***/****
directed by Matthew Salton
by Walter Chaw Here’s the thing, and I say this after years of being tortured by Chinese people: Chinese people are pretty awful. At least culturally, it should be said, there’s an extreme disconnect in terms of social mores. There’s a certain directness that’s difficult to assimilate as an American, along with a certain disapproval that maybe I’m just more sensitive to because of my privileged status as neither fish nor fowl. I used to say the Chinese perfected racism because they had to learn how to be racist towards people who didn’t look substantially different from themselves. I became a case study in a graduate anthropology course once concerning the evolution of human sexuality. Asked about my object-choice apparatus (was I triggered more by distinct facial features than by hair colour, for instance, or body type?), I wasn’t offended. It’s a good question.
So Matthew Salton’s documentary Dwarves Kingdom is an uncomfortable watch for me, above and beyond all the ways the film should be uncomfortable for everyone. It essays China’s titular theme park/vacation destination, a Disney–well, Casa Bonita–knock-off featuring hundreds of little people “collected or adopted” by an insane entrepreneur, who forces them to wear Middle-earth garb and perform choreographed dance routines for the alleged delight of the ruling majority. Tempting to say it’s something that could only exist in China, except for the way that little people are depicted in the United States. Watch Mel Stuart’s frankly fucked-up Willy Wonka and the Chocolate Factory and its painted, drilled Oompa Loompas (and let’s not forget the Lollipop Guild) to find there’s no substantive difference; people are the same bastard all over. It’s been good for me to learn, really, that the Chinese are not uniquely awful.
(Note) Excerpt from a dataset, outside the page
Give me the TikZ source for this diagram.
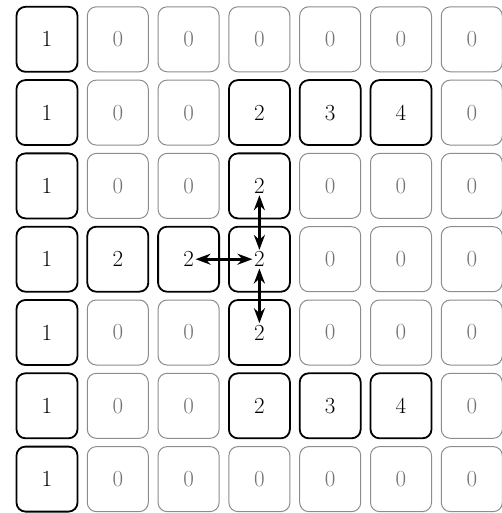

To his credit, Salton resists broad condemnation or opinion of the park and its residents. Performers talk about the sense of community it’s fostered, the sense of belonging that many felt, perhaps for the first time in their lives. (Stories from the set of The Wizard of Oz tell a similar tale.) The creator of the park insists to Salton that people who have a problem with the place obviously haven’t visited. It’s a The Blind Side argument: It’s not so much about the execution as it is about the fact of it…and the execution. Salton interviews a dwarf child living outside the community who dreams of being ‘normal’ with good job prospects and the possibility of having a wife and family one day, only to wake up and find nothing changed. Then Salton follows a young little person trying to create a profession for herself by selling overpriced goods that people appear to be buying out of pity. Dwarves Kingdom is a complex piece about intolerance and the pain of difference. When a character at the end says, “I’m telling you all the things I’ve hidden in my heart,” he encapsulates the lament of every persecuted minority. There’s no hope offered in the film beyond the truism that everyone has the same dreams for themselves in this world. If that’s even hope. I don’t know.